You’ll learn more about Mike in the coming weeks as he introduces himself through articles and blogs. And hopefully you’ll get to meet him in person as he attends different chapter meetings and our International Fundraising Conference next year in New Orleans, April 15 – 17.

Finally, I’d like to thank Jason Lee for all his work leading AFP over the last year and a half. Jason stepped in at a very challenging time and helped to stabilize the organization on many levels—solidifying our financial base, refocusing our efforts on member value, building important partnerships, and re-energizing staff and volunteers. He’s done so much, and I can’t express my appreciation and gratitude enough for his leadership, support and dedication.

We’re excited about the future of AFP with Mike leading us, and I hope you are too. If you have any questions about the search process, don’t hesitate to let me know.

Tuesday, October 10, 2017

The Time to Act is NOW!

I’ve been talking a lot about public policy throughout 2017, pointing to later in the year when a couple of key moments in the U.S. and Canada were going to occur.

Those moments are now. And your action is needed!

In the U.S., a tax reform bill has finally been introduced, something we’ve been waiting for all year. The plan, called the GOP Tax Reform Framework, isn’t great news for charities. While the charitable deduction remains intact (one of the few deductions that does), the plan would likely lead to a reduction in giving because the standard deduction would be doubled. That change would cut the number of taxpayers who itemize (itemizers account for 82 percent of all giving) from 33 percent to just 5 percent—or in real numbers, a loss of 30 million itemizers!

Just how bad would the impact be? Research by the Lilly Family School of Philanthropy and Independent Sector found that doubling the standard deduction would reduce giving by $13 billion annually. That figure represents a significant decrease—more than 6 percent of all individual giving—that would dramatically affect charitable program and services across the country.

Fortunately, there’s a solution: the universal charitable deduction. That same research shows that adding in a universal charitable deduction to the increased standard deduction results in increased giving of almost $5 billion. The powerful effect of the universal charitable deduction is enough to overcome any loss in giving when the standard deduction is doubled.

What can you do? Right now, Republican House leaders have set up a public survey to get basic feedback about the Framework. I urge every AFP member to go to the survey and submit your comments about concerns about the impact. Consider using a few of the talking points here.

It’s critical that our voice is heard while changes to the plan are still being considered. Please submit your comments today!

Meanwhile, in Canada, we are approaching our Day in the Ridings Event, where chapters across the country are going to meet with their Members of Parliament (MPs) in November. While we’ve been very active in Canada on specific federal and provincial issues, this is the first time we’ve ever held such a massive grassroots event.

I’ve been very excited to see the enthusiasm with which our chapters have been volunteering for this initiative. Toolkits and other materials are being prepared for each meeting, and chapters will be discussing a variety of issues with their MPs, as well as introducing themselves and offering to be a resource for legislation and policies related to fundraising and philanthropy.

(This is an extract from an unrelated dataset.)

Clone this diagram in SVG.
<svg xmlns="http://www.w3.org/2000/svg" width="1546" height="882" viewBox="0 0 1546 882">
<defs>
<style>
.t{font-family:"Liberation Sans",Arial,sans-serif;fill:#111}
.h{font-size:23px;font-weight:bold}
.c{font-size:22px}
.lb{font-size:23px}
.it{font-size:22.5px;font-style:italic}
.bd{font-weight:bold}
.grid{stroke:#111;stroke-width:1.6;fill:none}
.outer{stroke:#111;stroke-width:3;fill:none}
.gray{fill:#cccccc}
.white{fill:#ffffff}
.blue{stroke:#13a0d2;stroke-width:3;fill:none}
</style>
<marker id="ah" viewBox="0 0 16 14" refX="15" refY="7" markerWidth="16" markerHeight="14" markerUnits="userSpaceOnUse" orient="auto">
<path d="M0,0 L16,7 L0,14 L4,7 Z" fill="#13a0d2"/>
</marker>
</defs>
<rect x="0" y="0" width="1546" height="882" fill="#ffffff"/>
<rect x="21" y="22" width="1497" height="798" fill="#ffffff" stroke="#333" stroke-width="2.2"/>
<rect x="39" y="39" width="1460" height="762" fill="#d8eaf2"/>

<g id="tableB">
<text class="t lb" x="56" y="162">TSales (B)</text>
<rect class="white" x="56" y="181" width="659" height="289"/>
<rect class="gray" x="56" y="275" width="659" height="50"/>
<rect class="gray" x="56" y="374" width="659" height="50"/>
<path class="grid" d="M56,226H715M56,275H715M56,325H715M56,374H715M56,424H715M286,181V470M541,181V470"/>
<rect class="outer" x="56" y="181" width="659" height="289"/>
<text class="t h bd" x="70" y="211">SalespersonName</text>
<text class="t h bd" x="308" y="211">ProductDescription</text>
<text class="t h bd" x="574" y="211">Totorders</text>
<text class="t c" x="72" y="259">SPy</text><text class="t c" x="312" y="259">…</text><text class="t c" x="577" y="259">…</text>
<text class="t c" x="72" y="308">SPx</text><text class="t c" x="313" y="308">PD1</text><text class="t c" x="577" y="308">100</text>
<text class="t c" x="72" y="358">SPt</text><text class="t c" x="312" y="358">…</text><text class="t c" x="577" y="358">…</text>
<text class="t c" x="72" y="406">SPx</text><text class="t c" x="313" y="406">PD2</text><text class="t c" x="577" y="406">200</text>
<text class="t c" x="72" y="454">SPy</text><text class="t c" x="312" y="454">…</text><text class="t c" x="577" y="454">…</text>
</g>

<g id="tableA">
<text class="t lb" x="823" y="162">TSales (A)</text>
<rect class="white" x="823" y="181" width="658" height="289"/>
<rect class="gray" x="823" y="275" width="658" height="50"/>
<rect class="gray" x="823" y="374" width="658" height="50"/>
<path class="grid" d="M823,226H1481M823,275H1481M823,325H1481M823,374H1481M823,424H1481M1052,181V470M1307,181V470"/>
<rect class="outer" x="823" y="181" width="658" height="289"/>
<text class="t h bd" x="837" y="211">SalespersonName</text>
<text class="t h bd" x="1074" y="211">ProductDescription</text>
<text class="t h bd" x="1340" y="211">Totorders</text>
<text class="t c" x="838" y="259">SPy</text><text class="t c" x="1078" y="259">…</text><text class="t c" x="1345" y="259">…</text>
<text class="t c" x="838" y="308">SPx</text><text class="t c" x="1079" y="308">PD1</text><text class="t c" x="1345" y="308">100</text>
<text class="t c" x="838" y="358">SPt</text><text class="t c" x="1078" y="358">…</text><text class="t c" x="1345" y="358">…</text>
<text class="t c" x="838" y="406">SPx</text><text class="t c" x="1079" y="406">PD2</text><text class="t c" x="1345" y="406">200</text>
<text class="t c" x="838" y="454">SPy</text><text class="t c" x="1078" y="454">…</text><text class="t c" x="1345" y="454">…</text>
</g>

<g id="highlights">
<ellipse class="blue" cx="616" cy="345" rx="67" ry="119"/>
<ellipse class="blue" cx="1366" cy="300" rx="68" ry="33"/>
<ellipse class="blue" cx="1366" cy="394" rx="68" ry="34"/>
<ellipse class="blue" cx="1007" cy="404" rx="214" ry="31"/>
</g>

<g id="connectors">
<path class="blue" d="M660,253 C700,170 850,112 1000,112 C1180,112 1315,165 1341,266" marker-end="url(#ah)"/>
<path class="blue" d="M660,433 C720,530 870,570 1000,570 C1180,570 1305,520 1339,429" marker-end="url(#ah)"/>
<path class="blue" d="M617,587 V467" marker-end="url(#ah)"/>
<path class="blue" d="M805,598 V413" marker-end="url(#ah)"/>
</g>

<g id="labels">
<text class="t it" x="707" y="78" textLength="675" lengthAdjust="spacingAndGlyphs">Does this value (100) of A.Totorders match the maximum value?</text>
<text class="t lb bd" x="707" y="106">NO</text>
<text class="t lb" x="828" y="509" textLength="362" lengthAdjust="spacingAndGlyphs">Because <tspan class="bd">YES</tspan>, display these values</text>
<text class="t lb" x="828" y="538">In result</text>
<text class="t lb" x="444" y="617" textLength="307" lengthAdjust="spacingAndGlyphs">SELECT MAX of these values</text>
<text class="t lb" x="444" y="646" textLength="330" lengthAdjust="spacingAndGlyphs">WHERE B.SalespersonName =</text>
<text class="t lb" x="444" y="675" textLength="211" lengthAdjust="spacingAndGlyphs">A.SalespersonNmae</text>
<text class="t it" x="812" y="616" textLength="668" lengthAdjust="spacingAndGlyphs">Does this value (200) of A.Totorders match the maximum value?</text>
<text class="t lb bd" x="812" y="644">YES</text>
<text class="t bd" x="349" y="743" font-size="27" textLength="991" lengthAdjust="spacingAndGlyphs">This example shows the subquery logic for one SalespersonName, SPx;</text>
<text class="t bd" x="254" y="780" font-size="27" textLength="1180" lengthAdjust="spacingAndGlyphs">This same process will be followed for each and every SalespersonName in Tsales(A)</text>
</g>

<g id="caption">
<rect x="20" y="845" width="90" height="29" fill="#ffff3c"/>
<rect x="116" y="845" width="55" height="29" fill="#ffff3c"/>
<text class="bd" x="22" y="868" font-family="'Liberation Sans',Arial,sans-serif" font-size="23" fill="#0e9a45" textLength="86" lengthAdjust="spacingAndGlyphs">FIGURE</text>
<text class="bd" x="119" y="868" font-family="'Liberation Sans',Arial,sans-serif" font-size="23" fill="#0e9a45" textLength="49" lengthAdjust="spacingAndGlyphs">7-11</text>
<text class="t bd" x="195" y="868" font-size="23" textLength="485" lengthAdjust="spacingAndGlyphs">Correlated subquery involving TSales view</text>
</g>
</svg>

If you are interested in participating, contact your chapter president and see how you can get involved. Many thanks go to the Canadian Government Relations Committee, and especially the chair Dan Brunette, for their work in putting the event together.

Fall is always an important time for fundraising, and this year it’s turning out to be doubly so with these important public policy moments. Whether you’re in the U.S. or Canada, I encourage you to participate so we can ensure that our laws and regulations support our work and the countless missions that our organizations represent.

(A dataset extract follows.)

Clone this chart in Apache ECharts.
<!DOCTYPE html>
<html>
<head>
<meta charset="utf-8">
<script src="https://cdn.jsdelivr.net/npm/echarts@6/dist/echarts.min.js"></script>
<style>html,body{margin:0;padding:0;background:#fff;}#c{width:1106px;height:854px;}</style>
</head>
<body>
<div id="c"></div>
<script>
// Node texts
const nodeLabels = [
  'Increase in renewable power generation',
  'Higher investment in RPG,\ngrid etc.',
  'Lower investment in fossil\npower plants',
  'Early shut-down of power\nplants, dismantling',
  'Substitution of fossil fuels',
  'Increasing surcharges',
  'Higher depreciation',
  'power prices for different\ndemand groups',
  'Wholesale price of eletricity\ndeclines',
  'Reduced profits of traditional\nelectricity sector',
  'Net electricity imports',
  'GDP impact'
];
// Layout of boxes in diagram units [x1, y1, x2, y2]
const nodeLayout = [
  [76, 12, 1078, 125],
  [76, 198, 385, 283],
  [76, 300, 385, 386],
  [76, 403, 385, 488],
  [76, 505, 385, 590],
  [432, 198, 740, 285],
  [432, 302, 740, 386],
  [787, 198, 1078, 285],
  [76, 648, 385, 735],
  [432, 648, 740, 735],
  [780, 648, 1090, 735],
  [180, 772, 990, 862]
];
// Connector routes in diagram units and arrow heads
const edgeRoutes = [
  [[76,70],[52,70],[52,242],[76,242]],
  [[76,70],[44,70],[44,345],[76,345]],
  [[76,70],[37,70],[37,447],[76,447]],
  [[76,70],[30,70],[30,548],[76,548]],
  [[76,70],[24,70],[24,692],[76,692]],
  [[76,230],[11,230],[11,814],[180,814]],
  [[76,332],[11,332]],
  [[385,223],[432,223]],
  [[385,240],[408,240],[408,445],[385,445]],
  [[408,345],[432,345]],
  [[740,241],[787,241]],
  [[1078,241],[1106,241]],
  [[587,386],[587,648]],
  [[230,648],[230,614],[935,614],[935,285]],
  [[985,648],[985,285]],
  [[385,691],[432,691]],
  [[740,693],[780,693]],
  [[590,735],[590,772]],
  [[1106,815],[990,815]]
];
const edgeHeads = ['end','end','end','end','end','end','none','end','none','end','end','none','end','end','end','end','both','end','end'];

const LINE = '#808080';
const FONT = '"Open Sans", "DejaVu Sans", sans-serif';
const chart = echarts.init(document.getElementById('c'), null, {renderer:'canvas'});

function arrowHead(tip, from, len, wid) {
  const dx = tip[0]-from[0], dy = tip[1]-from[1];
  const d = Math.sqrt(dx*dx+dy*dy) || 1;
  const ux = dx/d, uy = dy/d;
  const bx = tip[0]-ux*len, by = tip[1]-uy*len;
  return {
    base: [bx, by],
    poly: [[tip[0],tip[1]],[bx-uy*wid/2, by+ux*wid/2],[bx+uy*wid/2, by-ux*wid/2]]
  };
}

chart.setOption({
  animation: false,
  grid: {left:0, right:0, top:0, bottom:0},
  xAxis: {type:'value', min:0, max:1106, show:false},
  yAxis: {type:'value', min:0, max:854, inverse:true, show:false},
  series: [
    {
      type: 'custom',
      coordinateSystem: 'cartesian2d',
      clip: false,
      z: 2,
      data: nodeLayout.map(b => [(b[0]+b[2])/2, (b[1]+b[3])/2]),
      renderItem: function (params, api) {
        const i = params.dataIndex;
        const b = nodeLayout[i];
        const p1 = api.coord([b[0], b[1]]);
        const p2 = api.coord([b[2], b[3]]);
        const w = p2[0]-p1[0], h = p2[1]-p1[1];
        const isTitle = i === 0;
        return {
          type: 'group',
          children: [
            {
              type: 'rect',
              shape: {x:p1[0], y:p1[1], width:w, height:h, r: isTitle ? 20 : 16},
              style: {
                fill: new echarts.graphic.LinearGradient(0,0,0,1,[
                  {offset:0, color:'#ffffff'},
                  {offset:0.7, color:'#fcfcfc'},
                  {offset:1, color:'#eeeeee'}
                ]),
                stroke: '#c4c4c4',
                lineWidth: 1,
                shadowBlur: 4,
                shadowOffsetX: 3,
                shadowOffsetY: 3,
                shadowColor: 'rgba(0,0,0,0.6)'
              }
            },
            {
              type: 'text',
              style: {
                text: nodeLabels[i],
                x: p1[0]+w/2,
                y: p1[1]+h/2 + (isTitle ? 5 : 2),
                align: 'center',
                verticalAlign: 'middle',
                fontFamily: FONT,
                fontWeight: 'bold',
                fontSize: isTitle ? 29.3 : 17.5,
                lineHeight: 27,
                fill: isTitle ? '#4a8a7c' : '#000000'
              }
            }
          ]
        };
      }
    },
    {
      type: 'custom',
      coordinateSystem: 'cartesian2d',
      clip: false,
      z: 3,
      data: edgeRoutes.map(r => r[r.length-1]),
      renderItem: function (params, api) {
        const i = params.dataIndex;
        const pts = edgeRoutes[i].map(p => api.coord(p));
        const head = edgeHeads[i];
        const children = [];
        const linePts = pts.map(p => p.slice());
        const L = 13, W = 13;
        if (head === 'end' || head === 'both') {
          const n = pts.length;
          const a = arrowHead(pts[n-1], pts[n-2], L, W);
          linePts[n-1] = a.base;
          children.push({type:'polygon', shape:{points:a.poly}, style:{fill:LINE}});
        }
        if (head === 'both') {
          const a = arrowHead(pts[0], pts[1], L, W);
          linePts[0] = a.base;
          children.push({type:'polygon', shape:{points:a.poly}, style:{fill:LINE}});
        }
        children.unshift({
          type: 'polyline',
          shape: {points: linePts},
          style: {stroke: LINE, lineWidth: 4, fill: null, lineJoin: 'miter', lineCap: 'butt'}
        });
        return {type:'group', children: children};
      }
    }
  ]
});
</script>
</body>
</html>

Wednesday, September 20, 2017

Expanding our Diversity and Inclusion Resources

As the largest community of professional fundraisers in the world, our role is to bring people together and reflect the communities that we represent and serve every day.

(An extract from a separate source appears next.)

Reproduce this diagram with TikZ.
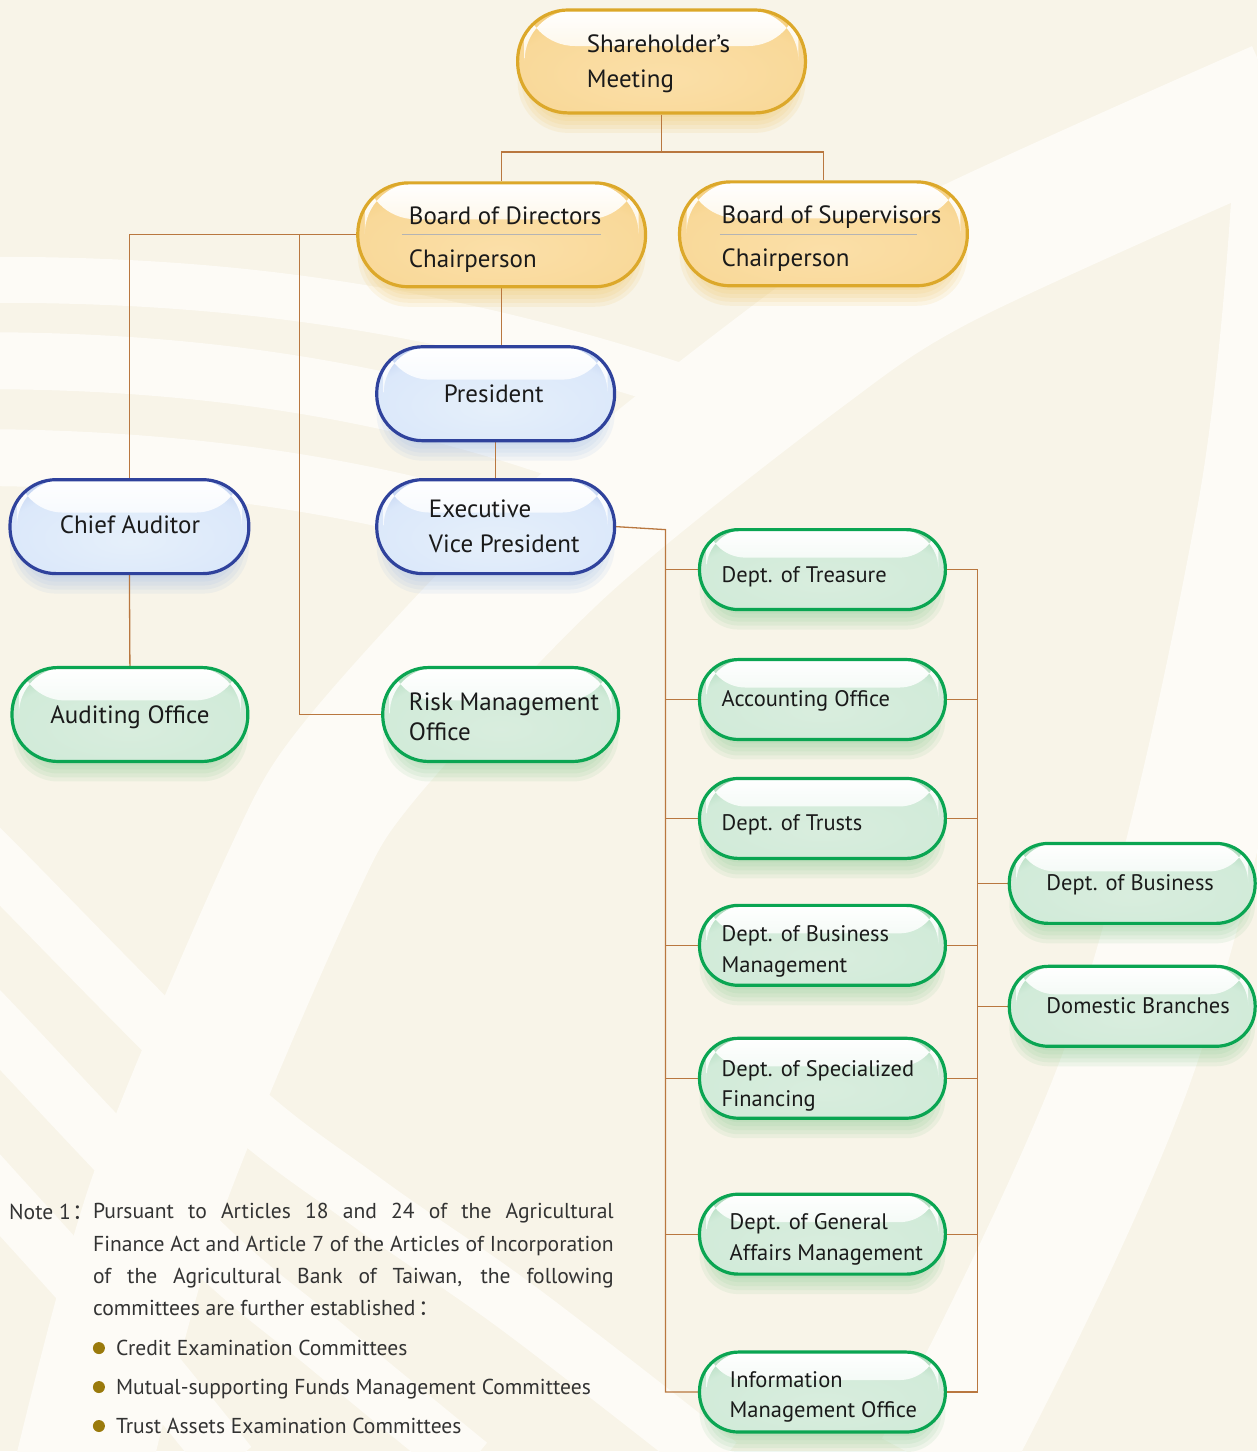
\documentclass[tikz,border=0pt]{standalone}
\usepackage{fontspec}
\setmainfont{PT Sans}
\newfontfamily\cjk{Noto Sans CJK SC}
\usetikzlibrary{calc}
\definecolor{bgc}{HTML}{F8F4E8}
\definecolor{wband}{HTML}{FDFBF6}
\definecolor{txt}{HTML}{1A1A1A}
\definecolor{notec}{HTML}{333333}
\definecolor{connc}{HTML}{B9773F}
\definecolor{goldline}{HTML}{DCA82A}
\definecolor{blueline}{HTML}{2F429C}
\definecolor{greenline}{HTML}{0AA552}
\definecolor{goldsh}{HTML}{EFC25A}
\definecolor{bluesh}{HTML}{9EBBE6}
\definecolor{greensh}{HTML}{86C991}
\definecolor{goldhl}{HTML}{FCEBC6}
\definecolor{bluehl}{HTML}{E8F1FB}
\definecolor{greenhl}{HTML}{E2F2E7}
\definecolor{bulc}{HTML}{9A7A0C}
\definecolor{divc}{HTML}{B4B4B4}
\pgfdeclareradialshading{goldglow}{\pgfpoint{0bp}{-8bp}}{rgb(0bp)=(0.984,0.875,0.66); rgb(26bp)=(0.976,0.85,0.6); rgb(38bp)=(0.95,0.79,0.45); rgb(46bp)=(0.91,0.71,0.24); rgb(70bp)=(0.88,0.67,0.17)}
\pgfdeclareradialshading{blueglow}{\pgfpoint{0bp}{-8bp}}{rgb(0bp)=(0.9,0.94,0.98); rgb(26bp)=(0.86,0.91,0.98); rgb(38bp)=(0.7,0.77,0.92); rgb(46bp)=(0.45,0.52,0.8); rgb(70bp)=(0.36,0.43,0.75)}
\pgfdeclareradialshading{greenglow}{\pgfpoint{0bp}{-8bp}}{rgb(0bp)=(0.85,0.93,0.87); rgb(26bp)=(0.82,0.92,0.85); rgb(38bp)=(0.6,0.82,0.67); rgb(46bp)=(0.22,0.67,0.42); rgb(70bp)=(0.12,0.62,0.35)}
\pgfdeclarelayer{bgl}
\pgfdeclarelayer{shl}
\pgfdeclarelayer{cnl}
\pgfsetlayers{bgl,shl,cnl,main}
\tikzset{
  pillbase/.style={draw, line width=3.2pt, inner sep=0pt,
    path picture={\shade[top color=white, bottom color=#1]
      ([xshift=7pt]path picture bounding box.north west) rectangle
      ($([xshift=-7pt]path picture bounding box.north east)!0.35!([xshift=-7pt]path picture bounding box.south east)$);}},
  goldpill/.style={pillbase=goldhl, shading=goldglow, draw=goldline},
  bluepill/.style={pillbase=bluehl, shading=blueglow, draw=blueline},
  greenpill/.style={pillbase=greenhl, shading=greenglow, draw=greenline},
  lbl/.style={anchor=base west, inner sep=0pt, text=txt, font=\fontsize{25}{29}\selectfont},
  clbl/.style={lbl, anchor=base},
  glbl/.style={lbl, font=\fontsize{22.5}{26}\selectfont},
  conn/.style={draw=connc, line width=1.3pt},
  divider/.style={draw=divc, line width=1pt},
  swoosh/.style={draw=wband, line cap=butt},
  notefont/.style={text=notec, font=\fontsize{21.6}{32.3}\selectfont},
}
\newcommand\pill[6]{%
  \pgfmathsetmacro\pw{#5-#3}%
  \pgfmathsetmacro\ph{#6-#4}%
  \pgfmathsetmacro\pr{\ph/2-1}%
  \pgfmathsetmacro\cx{(#3+#5)/2}%
  \pgfmathsetmacro\cy{(#4+#6)/2}%
  \begin{pgfonlayer}{shl}
  \foreach \s in {0,4,8,12,16}{%
    \pgfmathsetmacro\sr{(\ph-2*\s)/2-1}%
    \fill[#2sh, opacity=0.12, rounded corners=\sr pt] ({#3+\s},{#4+20+\s}) rectangle ({#5-\s},{#6+20-\s});
  }
  \end{pgfonlayer}
  \node[#2pill, minimum width=\pw pt, minimum height=\ph pt, rounded corners=\pr pt] (#1) at (\cx,\cy) {};
}
\begin{document}
\begin{tikzpicture}[x=1pt, y=-1pt]
\begin{pgfonlayer}{bgl}
  \fill[bgc] (0,0) rectangle (1258,1452);
  \useasboundingbox (0,0) rectangle (1258,1452);
  % left arcs
  \draw[swoosh, line width=46pt] (-5,280) .. controls (200,280) and (420,300) .. (690,390);
  \draw[swoosh, line width=57pt] (-5,361) .. controls (200,362) and (420,390) .. (640,480);
  \draw[swoosh, line width=57pt] (-5,458) .. controls (200,460) and (400,490) .. (560,550);
  % lower-left diagonals
  \draw[swoosh, line width=55pt] plot[smooth, tension=0.6] coordinates {(-90,777) (-10,857) (222,1090) (363,1200) (520,1310) (720,1465)};
  \draw[swoosh, line width=55pt] plot[smooth, tension=0.6] coordinates {(-90,937) (-10,1020) (200,1240) (330,1350) (470,1465)};
  \draw[swoosh, line width=55pt] plot[smooth, tension=0.6] coordinates {(-90,1097) (-10,1185) (120,1330) (230,1465)};
  % big sweeping band
  \draw[swoosh, line width=135pt] plot[smooth, tension=0.5] coordinates {(80,1480) (156,1200) (290,880) (361,760) (560,548) (800,355) (947,259) (1280,108)};
  % right band
  \draw[swoosh, line width=130pt] plot[smooth, tension=0.6] coordinates {(1300,150) (1262,520) (1135,1047) (940,1470)};
\end{pgfonlayer}

% pills
\pill{share}{gold}{518}{10}{806}{113}
\pill{bod}{gold}{358}{183}{646}{287}
\pill{bos}{gold}{680}{182}{968}{286}
\pill{pres}{blue}{377}{347}{615}{441}
\pill{evp}{blue}{377}{480}{615}{574}
\pill{chief}{blue}{10}{480}{249}{574}
\pill{audit}{green}{12}{668}{248}{762}
\pill{risk}{green}{383}{668}{619}{762}
\pill{treas}{green}{700}{530}{946}{610}
\pill{acct}{green}{700}{660}{946}{740}
\pill{trusts}{green}{700}{779}{946}{859}
\pill{bizm}{green}{700}{906}{946}{986}
\pill{spec}{green}{700}{1039}{946}{1119}
\pill{gen}{green}{700}{1195}{946}{1275}
\pill{info}{green}{700}{1353}{946}{1433}
\pill{biz}{green}{1010}{844}{1256}{924}
\pill{dom}{green}{1010}{967}{1256}{1047}

% connectors
\begin{pgfonlayer}{cnl}
  \coordinate (j1) at (662,152);
  \draw[conn] (share.south) -- (j1);
  \draw[conn] (bod.north) |- (j1) -| (bos.north);
  \draw[conn] (bod.west) -| (chief.north);
  \coordinate (j2) at (300,235);
  \draw[conn] (j2) |- (risk.west);
  \draw[conn] (bod.south) -- (bod.south |- pres.north);
  \draw[conn] (pres.south) -- (pres.south |- evp.north);
  \draw[conn] (chief.south) -- (audit.north);
  \coordinate (lb) at (666,530);
  \draw[conn] (evp.east) -- (lb) -- (lb |- info.west) -- (info.west);
  \foreach \d in {treas,acct,trusts,bizm,spec,gen}{\draw[conn] (lb |- \d.west) -- (\d.west);}
  \coordinate (rb) at (978,570);
  \draw[conn] (treas.east) -- (treas.east -| rb) -- (info.east -| rb) -- (info.east);
  \foreach \d in {acct,trusts,bizm,spec,gen}{\draw[conn] (\d.east) -- (\d.east -| rb);}
  \draw[conn] (biz.west -| rb) -- (biz.west);
  \draw[conn] (dom.west -| rb) -- (dom.west);
\end{pgfonlayer}

% dividers
\draw[divider] (402,235) -- (601,235);
\draw[divider] (720,235) -- (918,235);

% labels
\node[lbl] (t1) at (587,53) {Shareholder’s};
\node[lbl] (t2) at (587,88) {Meeting};
\node[lbl] (t3) at (409,225) {Board of Directors};
\node[lbl] (t4) at (409,268) {Chairperson};
\node[lbl] (t5) at (722,224) {Board of Supervisors};
\node[lbl] (t6) at (722,267) {Chairperson};
\node[clbl] (t7) at (494,403) {President};
\node[lbl] (t8) at (429,518) {Executive};
\node[lbl] (t9) at (429,553) {Vice President};
\node[clbl] (t10) at (130,534) {Chief Auditor};
\node[clbl] (t11) at (130,724) {Auditing Office};
\node[lbl] (t12) at (409,711) {Risk Management};
\node[lbl] (t13) at (409,741) {Office};
\node[glbl] (t14) at (722,583) {Dept. of Treasure};
\node[glbl] (t15) at (722,707) {Accounting Office};
\node[glbl] (t16) at (722,831) {Dept. of Trusts};
\node[glbl] (t17) at (722,942) {Dept. of Business};
\node[glbl] (t18) at (722,973) {Management};
\node[glbl] (t19) at (722,1077) {Dept. of Specialized};
\node[glbl] (t20) at (722,1107) {Financing};
\node[glbl] (t21) at (730,1230) {Dept. of General};
\node[glbl] (t22) at (730,1261) {Affairs Management};
\node[glbl] (t23) at (730,1388) {Information};
\node[glbl] (t24) at (730,1418) {Management Office};
\node[glbl] (t25) at (1047,891) {Dept. of Business};
\node[glbl] (t26) at (1047,1014) {Domestic Branches};

% note
\node[anchor=base west, inner sep=0pt, notefont] (n0) at (9,1220) {Note 1\hspace{2pt}{\cjk ：}};
\node[anchor=north west, inner sep=0pt, text width=521pt, align=justify, notefont] (n1) at (93,1204) {Pursuant to Articles 18 and 24 of the Agricultural\linebreak Finance Act and Article 7 of the Articles of Incorporation\linebreak of the Agricultural Bank of Taiwan, the following\linebreak committees are further established\hspace{3pt}{\cjk ：}};
\foreach \yy/\tt [count=\i] in {1349/Credit Examination Committees, 1388/Mutual-supporting Funds Management Committees, 1427/Trust Assets Examination Committees}{
  \fill[bulc] (99,\yy) circle (6pt);
  \node[anchor=base west, inner sep=0pt, notefont] (b\i) at (116,\yy+7.5) {\tt};
}
\end{tikzpicture}
\end{document}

It is, therefore, critical that AFP takes a leadership role in championing diversity, equity, and inclusion. One of the five key pillars of our new strategic plan for 2017 – 2019 affirms that we will promote inclusion. Two key strategic objectives within that pillar state that we will “engage diverse nonprofits and chapter leaders in creating an AFP vision and core principles for diversity and inclusion” and “create a welcoming environment for diverse fundraising professionals.”

A guiding principle in the strategic plan expounds that AFP will “work to address the needs of a diverse society [and] welcome and support a diversity of individuals and offer pathways for them to succeed.”

AFP’s Diversity and Inclusion Committee is working on three important projects that are going to the Board in October that will help strengthen our commitment to diversity and inclusion and expand the diversity resources and efforts of our chapters. These include:

  • Evaluating the current definition of diversity and inclusion at the national level and providing tools for chapters to define it in their communities.
  • Developing a chapter-to-chapter mentoring program focused on diversity, equity, and inclusion.
  • Developing a survey designed to identify effective support services to chapters as they work on their diversity and inclusion initiatives. The results of this survey will be tabulated and presented, with recommendations of resources in accordance with member and chapter needs, to chapter and association leaders.

Giving our chapters—and then ultimately our members—tools to use in working on diversity is critical, especially when issues, approaches and programs may differ from region to region.

AFP also can exponentially enhance our diversity and inclusion work by collaborating with and learning from others. I’m proud to announce that we are now an official partner with Lean In, giving us access to programs and resources that help women develop critical skills and organizations to counteract gender bias.

AFP is also the first organization to take the ASAE’s (American Society of Association Executives) newly revised Association Inclusion Index to measure our diversity and inclusion efforts. We’ll be receiving an assessment from ASAE later this year and we will share the results with you through various avenues.

There’s much more to come as we move forward, as diversity and inclusion are an ever-evolving element of our work. AFP is committed, long-term, to ensuring that our profession is representative of the communities we serve and is welcoming and responsive to fundraisers of all backgrounds.